ただ通用しなかったところも多々ありました。何とか4-4-2のブロックで嵌めにいったのですが、川崎の選手はみんなポジション取りが上手いし、全員がラストパスを出す能力を持っているから抑えるのが難しいですよ。2失点とも失点に直結するタテパスを左SBの登里に出されてますから。1失点目はウラへ抜け出したレアンドロ ダミアンに出されてますけど、片山にしたら左ウィングの知念も気になって登里に寄せられなかったのでしょう(寄せるべきでしたが)。2失点目はシミッチのあの変態的なパスでブロックを崩されてしまった上に1失点目と同様に知念のポジションに気をとられて登里から脇坂へのパスコースを開けてしまいました。こうした得点シーンに限らず1人1人がドンドンイヤなところに顔を出してくるし、こちらのブロックが崩れたと見た時に攻撃のテンポを上げる事が出来るから、なかなか捕まえる事が出来ませんでした。守備に関してもここが「肝」というところでは絶対自由にやらせてくれません。象徴がジェジエウで、ウチの自慢のFWであるサンタナを殆ど自由にさせなかったし、崩しかけたと思えても最後に足が出てボールを取られる場面が何度もありました。加えていわゆるネガティブトランジションが早いし、何より一人一人のボールを持つ技術が高い。
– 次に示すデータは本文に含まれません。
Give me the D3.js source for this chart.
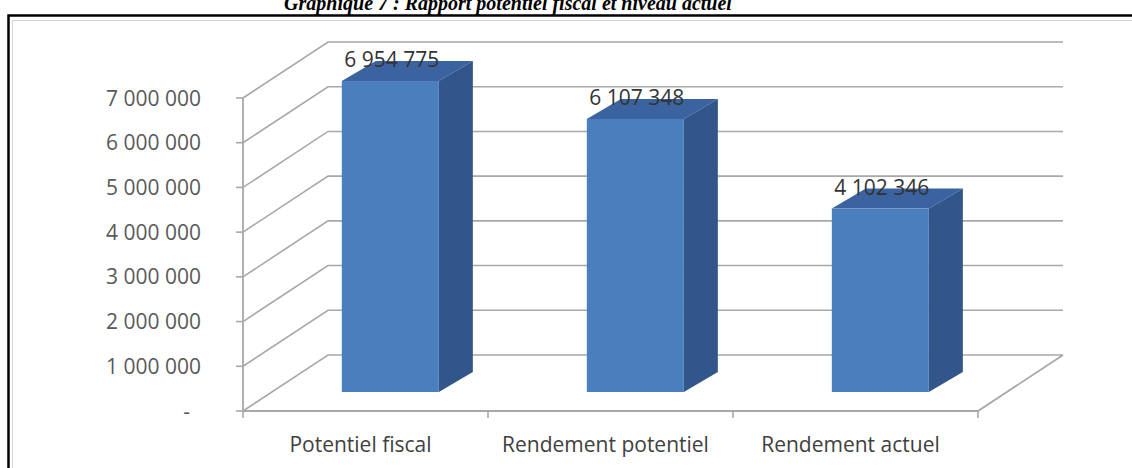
<!DOCTYPE html>
<html>
<head>
<meta charset="utf-8">
<script src="https://cdn.jsdelivr.net/npm/d3@7"></script>
<style>
  html, body { margin: 0; padding: 0; background: #fff; }
  svg { display: block; }
</style>
</head>
<body>
<svg id="chart" width="1132" height="468"></svg>
<script>
// Chart data
const categories = ["Potentiel fiscal", "Rendement potentiel", "Rendement actuel"];
const values = [6954775, 6107348, 4102346];
const valueLabels = ["6 954 775", "6 107 348", "4 102 346"];
const tickValues = [0, 1000000, 2000000, 3000000, 4000000, 5000000, 6000000, 7000000];
const tickLabels = ["-\u00a0\u00a0", "1 000 000", "2 000 000", "3 000 000", "4 000 000", "5 000 000", "6 000 000", "7 000 000"];
const title = "Graphique 7 : Rapport potentiel fiscal et niveau actuel";

const svg = d3.select("#chart");
const W = 1132, H = 468;

// Front plane scales
const x = d3.scaleBand().domain(categories).range([243, 978]);
const y = d3.scaleLinear().domain([0, 7000000]).range([411, 98]);

// Oblique depth of the walls and of the bars
const wallDX = 85, wallDY = -56;
const barShiftX = 29, barShiftY = -19;   // bar front face sits inside the floor
const barDX = 34, barDY = -20;           // bar thickness
const barInset = 0.285, barWidthFrac = 0.396;

const font = "'Open Sans', 'DejaVu Sans', sans-serif";
const gridColor = "#a8a8a8";

// Title, set just above the frame
svg.append("text")
  .attr("x", 508).attr("y", 10)
  .attr("text-anchor", "middle")
  .attr("font-family", "'Liberation Serif', 'Times New Roman', serif")
  .attr("font-weight", "bold").attr("font-style", "italic")
  .attr("font-size", 20).attr("fill", "#000")
  .text(title);

// Outer frame and chart-area border
svg.append("rect")
  .attr("x", 8.5).attr("y", 15.5).attr("width", W + 20).attr("height", H)
  .attr("fill", "none").attr("stroke", "#000").attr("stroke-width", 2.5);
svg.append("rect")
  .attr("x", 12.5).attr("y", 20.5).attr("width", W + 20).attr("height", H)
  .attr("fill", "none").attr("stroke", "#d4d4d4").attr("stroke-width", 1);

const g = svg.append("g");
const x0 = x.range()[0], x1 = x.range()[1];

// Side wall diagonals and back wall gridlines
tickValues.forEach(v => {
  const yf = y(v);
  g.append("path")
    .attr("d", `M${x0},${yf}L${x0 + wallDX},${yf + wallDY}L${x1 + wallDX},${yf + wallDY}`)
    .attr("fill", "none").attr("stroke", gridColor).attr("stroke-width", 1.6);
});

// Floor right edge and front edge
g.append("path")
  .attr("d", `M${x0},${y(0)}L${x1},${y(0)}L${x1 + wallDX},${y(0) + wallDY}`)
  .attr("fill", "none").attr("stroke", gridColor).attr("stroke-width", 1.8);

// Value axis line and ticks
g.append("line")
  .attr("x1", x0).attr("x2", x0).attr("y1", y(7000000)).attr("y2", y(0))
  .attr("stroke", gridColor).attr("stroke-width", 1.8);
g.selectAll(".ytick").data(tickValues).join("line")
  .attr("x1", x0 - 7).attr("x2", x0).attr("y1", d => y(d)).attr("y2", d => y(d))
  .attr("stroke", gridColor).attr("stroke-width", 1.6);
g.selectAll(".ylab").data(tickValues).join("text")
  .attr("x", 201).attr("y", d => y(d))
  .attr("dy", "0.36em")
  .attr("text-anchor", "end")
  .attr("font-family", font).attr("font-size", 21).attr("fill", "#595959")
  .text((d, i) => tickLabels[i]);

// Category ticks and labels
const catTicks = [x0].concat(categories.map(c => x(c) + x.bandwidth()));
g.selectAll(".xtick").data(catTicks).join("line")
  .attr("x1", d => d).attr("x2", d => d).attr("y1", y(0)).attr("y2", y(0) + 7)
  .attr("stroke", gridColor).attr("stroke-width", 1.6);
g.selectAll(".xlab").data(categories).join("text")
  .attr("x", d => x(d) + x.bandwidth() / 2 - 5).attr("y", 452)
  .attr("text-anchor", "middle")
  .attr("font-family", font).attr("font-size", 21).attr("fill", "#404040")
  .text(d => d);

// 3D bars
const bars = g.selectAll(".bar").data(categories).join("g");
bars.each(function (c, i) {
  const sel = d3.select(this);
  const L = x(c) + x.bandwidth() * barInset + barShiftX;
  const R = L + x.bandwidth() * barWidthFrac;
  const yT = y(values[i]) + barShiftY;
  const yB = y(0) + barShiftY;
  sel.append("path")
    .attr("d", `M${L},${yT}L${L + barDX},${yT + barDY}L${R + barDX},${yT + barDY}L${R},${yT}Z`)
    .attr("fill", "#3b63a0");
  sel.append("path")
    .attr("d", `M${R},${yT}L${R + barDX},${yT + barDY}L${R + barDX},${yB + barDY}L${R},${yB}Z`)
    .attr("fill", "#33568a");
  sel.append("rect")
    .attr("x", L).attr("y", yT).attr("width", R - L).attr("height", yB - yT)
    .attr("fill", "#4a7ebd");
  sel.append("text")
    .attr("x", L + 50).attr("y", yT - 14)
    .attr("text-anchor", "middle")
    .attr("font-family", font).attr("font-size", 21).attr("fill", "#333")
    .text(valueLabels[i]);
});
</script>
</body>
</html>
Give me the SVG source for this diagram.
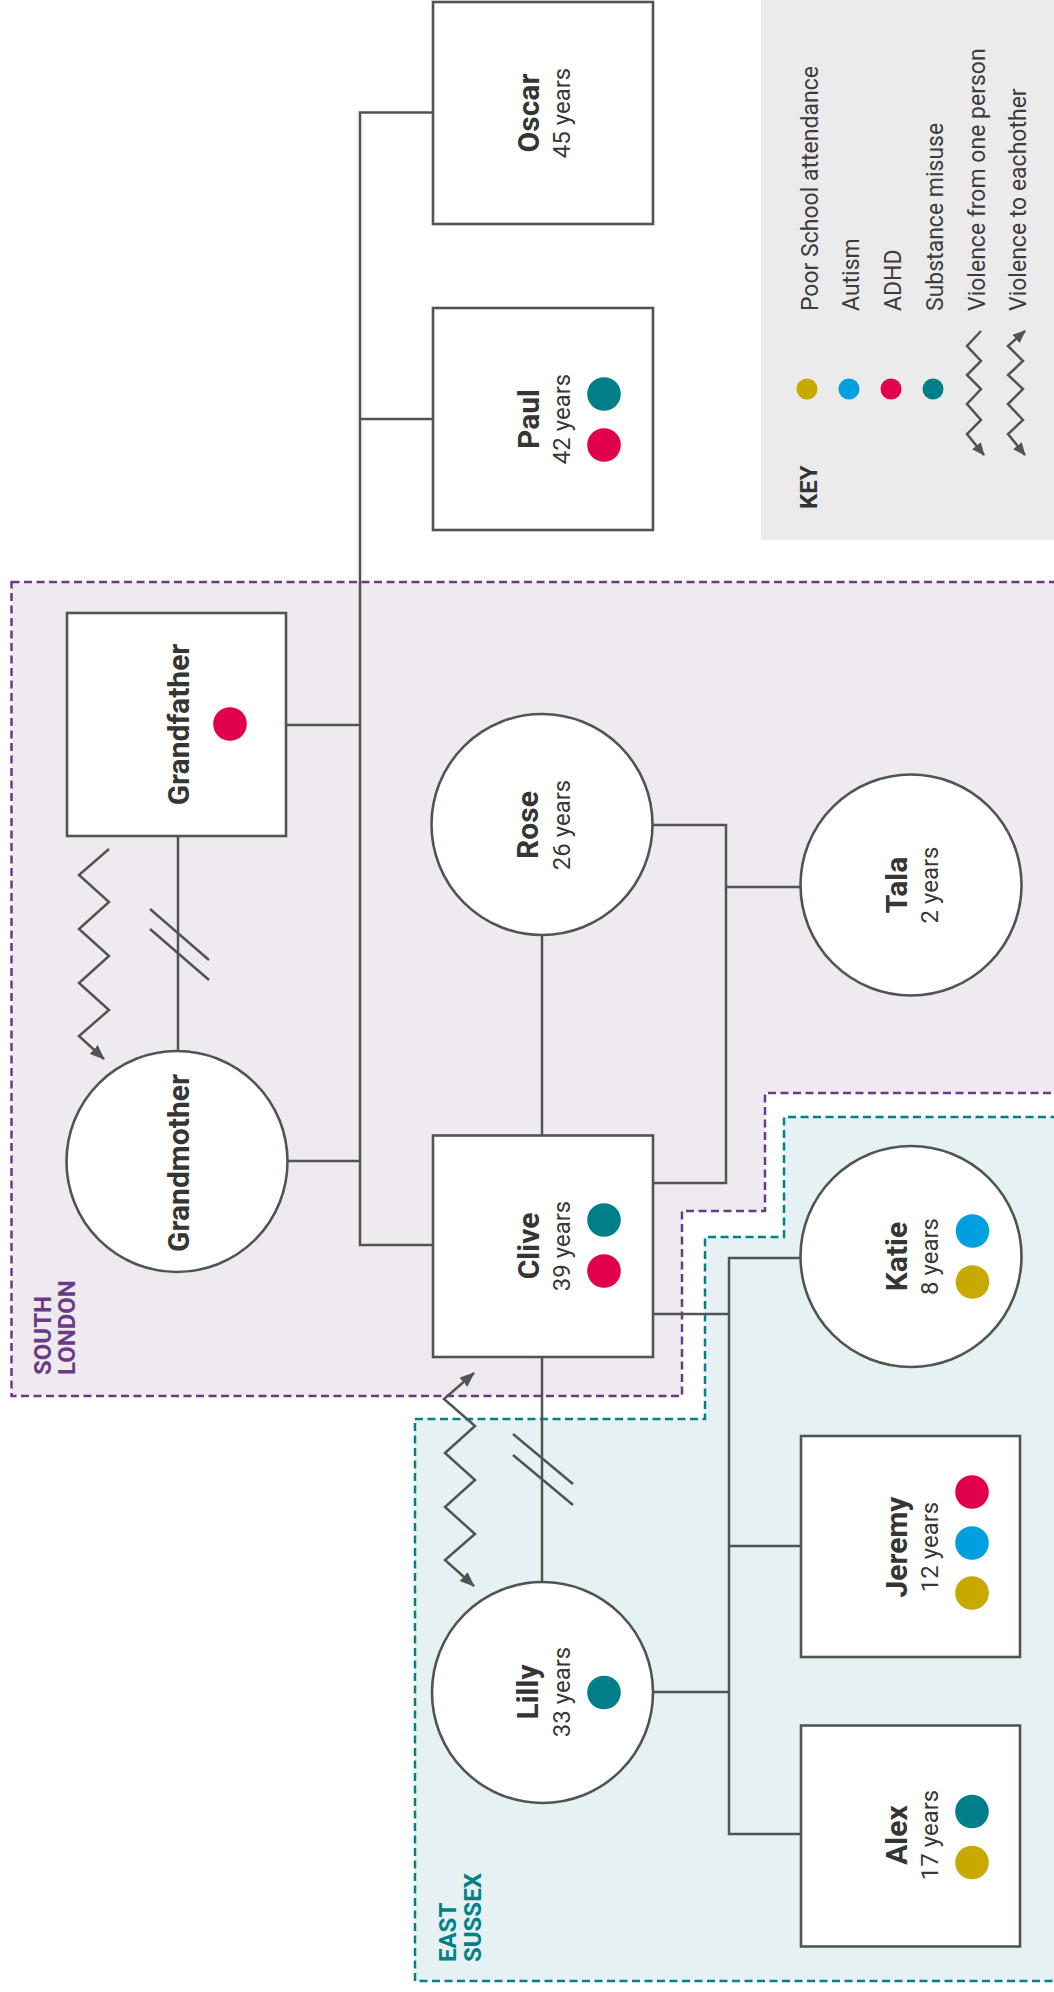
<svg xmlns="http://www.w3.org/2000/svg" width="1054" height="1992" viewBox="0 0 1054 1992">
<defs>
<marker id="arr" markerUnits="userSpaceOnUse" markerWidth="15" markerHeight="12" viewBox="0 0 15 12" refX="14" refY="6" orient="auto-start-reverse"><path d="M0,0 L15,6 L0,12 z" fill="#4f5651"/></marker>
<marker id="arrS" markerUnits="userSpaceOnUse" markerWidth="13" markerHeight="11" viewBox="0 0 13 11" refX="12" refY="5.5" orient="auto-start-reverse"><path d="M0,0 L13,5.5 L0,11 z" fill="#4f5651"/></marker>
</defs>
<style>
.nd{fill:#fff;stroke:#4f5651;stroke-width:2.6}
.cn{fill:none;stroke:#4f5651;stroke-width:2.5}
.zz{fill:none;stroke:#4f5651;stroke-width:2.5;stroke-linejoin:miter}
.name{font-family:Roboto,'Liberation Sans',sans-serif;font-weight:bold;font-size:30px;fill:#353535;text-anchor:middle}
.age{font-family:Roboto,'Liberation Sans',sans-serif;font-size:24px;fill:#383838;text-anchor:middle}
.kt{font-family:Roboto,'Liberation Sans',sans-serif;font-size:23px;fill:#3c3c3c}
.kh{font-family:Roboto,'Liberation Sans',sans-serif;font-size:24px;font-weight:bold;fill:#333}
.reg{font-family:Roboto,'Liberation Sans',sans-serif;font-size:24px;font-weight:bold}
.teal{fill:#007f89}.red{fill:#e0004d}.blue{fill:#009fe0}.yel{fill:#c8a900}
</style>
<rect width="1054" height="1992" fill="#fff"/>
<g id="region-south-london">
<path d="M11.5,582 H1057 V1093 H765 V1211 H682 V1396 H11.5 Z" fill="#efeaf0" stroke="#6b3a86" stroke-width="2.5" stroke-dasharray="8 4.5"/>
<text class="reg" fill="#6b3a86" transform="translate(51,1375) rotate(-90)">SOUTH</text>
<text class="reg" fill="#6b3a86" transform="translate(75,1375) rotate(-90)">LONDON</text>
</g>
<g id="region-east-sussex">
<path d="M415,1419 H705 V1237 H784 V1117 H1057 V1981 H415 Z" fill="#e6f1f3" stroke="#00818a" stroke-width="2.5" stroke-dasharray="8 4.5"/>
<text class="reg" fill="#00818a" transform="translate(455.5,1962) rotate(-90)">EAST</text>
<text class="reg" fill="#00818a" transform="translate(480.5,1962) rotate(-90)">SUSSEX</text>
</g>
<g id="key">
<rect x="761" y="-2" width="296" height="542" fill="#ebebeb"/>
<text class="kh" transform="translate(817,509) rotate(-90)">KEY</text>
<circle cx="807" cy="389" r="10.5" class="yel"/>
<circle cx="849" cy="389" r="10.5" class="blue"/>
<circle cx="891" cy="389" r="10.5" class="red"/>
<circle cx="933" cy="389" r="10.5" class="teal"/>
<polyline class="zz" points="981,331 967,346 981,361 967,375 981,389 967,404 981,420 967,434 984,455" marker-end="url(#arrS)"/>
<polyline class="zz" points="1025,331 1008,346 1023,361 1008,375 1023,389 1008,404 1023,420 1008,434 1025,455" marker-start="url(#arrS)" marker-end="url(#arrS)"/>
<text class="kt" transform="translate(817.5,311) rotate(-90)">Poor School attendance</text>
<text class="kt" transform="translate(859,311) rotate(-90)">Autism</text>
<text class="kt" transform="translate(901,311) rotate(-90)">ADHD</text>
<text class="kt" transform="translate(943,311) rotate(-90)">Substance misuse</text>
<text class="kt" transform="translate(984.5,311) rotate(-90)">Violence from one person</text>
<text class="kt" transform="translate(1026,311) rotate(-90)">Violence to eachother</text>
</g>
<g id="connectors">
<path class="cn" d="M433,112.5 H360 V1245 H433"/>
<path class="cn" d="M360,419 H433"/>
<path class="cn" d="M286,725 H360"/>
<path class="cn" d="M287.5,1161 H360"/>
<path class="cn" d="M178,836 V1051"/>
<path class="cn" d="M150,909 L209,960 M150,929 L209,980"/>
<path class="cn" d="M542,935 V1135.5"/>
<path class="cn" d="M652.5,825 H726 V1183 H653"/>
<path class="cn" d="M726,887 H800.5"/>
<path class="cn" d="M653,1314 H729"/>
<path class="cn" d="M800.5,1258 H729 V1834 H801"/>
<path class="cn" d="M729,1546 H801"/>
<path class="cn" d="M653,1692 H729"/>
<path class="cn" d="M542,1357 V1582"/>
<path class="cn" d="M513,1434 L573,1484 M513,1455 L573,1505"/>
<polyline class="zz" points="109,849 79,875 109,902 79,929 109,956 79,983 109,1010 79,1036 104,1059" marker-end="url(#arr)"/>
<polyline class="zz" points="474,1373 444,1399 475,1426 445,1453 475,1480 445,1507 475,1534 445,1560 474,1586" marker-start="url(#arr)" marker-end="url(#arr)"/>
</g>
<g id="oscar">
<rect class="nd" x="433" y="2" width="220" height="222"/>
<text class="name" transform="translate(539,113) rotate(-90)">Oscar</text>
<text class="age" transform="translate(570,113) rotate(-90)">45 years</text>
</g>
<g id="paul">
<rect class="nd" x="433" y="308" width="220" height="222"/>
<text class="name" transform="translate(539,419) rotate(-90)">Paul</text>
<text class="age" transform="translate(570,419) rotate(-90)">42 years</text>
<circle cx="604" cy="394" r="16.8" class="teal"/>
<circle cx="604" cy="445" r="16.8" class="red"/>
</g>
<g id="grandfather">
<rect class="nd" x="67" y="613" width="219" height="223"/>
<text class="name" transform="translate(189,724.5) rotate(-90)">Grandfather</text>
<circle cx="230" cy="724" r="16.8" class="red"/>
</g>
<g id="grandmother">
<circle class="nd" cx="177" cy="1161.5" r="110.5"/>
<text class="name" transform="translate(189,1163) rotate(-90)">Grandmother</text>
</g>
<g id="rose">
<circle class="nd" cx="542" cy="824.5" r="110.5"/>
<text class="name" transform="translate(538,825) rotate(-90)">Rose</text>
<text class="age" transform="translate(570,825) rotate(-90)">26 years</text>
</g>
<g id="tala">
<circle class="nd" cx="911" cy="885" r="110.5"/>
<text class="name" transform="translate(907,885) rotate(-90)">Tala</text>
<text class="age" transform="translate(938,885) rotate(-90)">2 years</text>
</g>
<g id="clive">
<rect class="nd" x="433" y="1135.5" width="220" height="221.5"/>
<text class="name" transform="translate(539,1246) rotate(-90)">Clive</text>
<text class="age" transform="translate(570,1246) rotate(-90)">39 years</text>
<circle cx="604" cy="1220" r="16.8" class="teal"/>
<circle cx="604" cy="1271" r="16.8" class="red"/>
</g>
<g id="katie">
<circle class="nd" cx="911" cy="1256.5" r="110.5"/>
<text class="name" transform="translate(907,1256.5) rotate(-90)">Katie</text>
<text class="age" transform="translate(938,1256.5) rotate(-90)">8 years</text>
<circle cx="972.5" cy="1231" r="16.8" class="blue"/>
<circle cx="972.5" cy="1282" r="16.8" class="yel"/>
</g>
<g id="jeremy">
<rect class="nd" x="801" y="1436" width="219" height="221"/>
<text class="name" transform="translate(907,1547) rotate(-90)">Jeremy</text>
<text class="age" transform="translate(938,1547) rotate(-90)">12 years</text>
<circle cx="972" cy="1492" r="16.8" class="red"/>
<circle cx="972" cy="1543" r="16.8" class="blue"/>
<circle cx="972" cy="1593" r="16.8" class="yel"/>
</g>
<g id="lilly">
<circle class="nd" cx="542.5" cy="1692.5" r="110.5"/>
<text class="name" transform="translate(538,1692) rotate(-90)">Lilly</text>
<text class="age" transform="translate(570,1692) rotate(-90)">33 years</text>
<circle cx="604" cy="1692.5" r="16.8" class="teal"/>
</g>
<g id="alex">
<rect class="nd" x="801" y="1725.5" width="219" height="221"/>
<text class="name" transform="translate(907,1835) rotate(-90)">Alex</text>
<text class="age" transform="translate(938,1835) rotate(-90)">17 years</text>
<circle cx="972" cy="1811.5" r="16.8" class="teal"/>
<circle cx="972" cy="1862.5" r="16.8" class="yel"/>
</g>
</svg>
個人としてもチームとしても完成度が高いから「これは追いつくのが大変だぞ」と思わざるを得ませんでした。
ただそんな川崎を相手にしても通用する部分はあったんです。川崎のイヤらしいポジション取りとパス回しで何度ブロックを崩されかけてもその都度誰かが空いたスペースをカバーしてギリギリのところで防ぐ事が出来ていましたし、ボールを奪ってからの攻撃もある程度出来ていました。特に65分に河井をボランチに入れ中山を右サイドハーフに入れて片山を左SBにしてからは、川崎が疲れからか運動量が落ちてしまった事もあって川崎をかなり長い時間を押し込む事が出来ていました。昨季ホームで川崎とホームで対戦した時は2-2のドローでしたが、その試合でもあんな長い時間攻勢に出る事は出来ませんでした。もちろん川崎のコンディションの違いもあるでしょうが、ウチがチーム力を上げた証ともいえると思います。個人に目を向けても唯人はジェジエウらの強い当たりにも負けずにボールをさばいて存在感を見せていたし、途中から左サイドハーフに入った滝も非常に良かったです。もちろんチームとしても個人としてもまだまだやらなければならない事はたくさんある事は確かですが、この試合で通用しなかった部分を改善して差を縮める事がJ1での上位進出に繋がると思うので、この日掴んだ感触と足りなかったところを忘れないで精進して欲しいですね。
これでチームは五輪による中断期間に入ります。中断明けはこれまた絶好調の横浜FMをアイスタ日本平に迎える事になります。大変な相手ですが試合まで時間はあるので、まずはしっかり休息をとった上で、万全の準備をして欲しいと思います。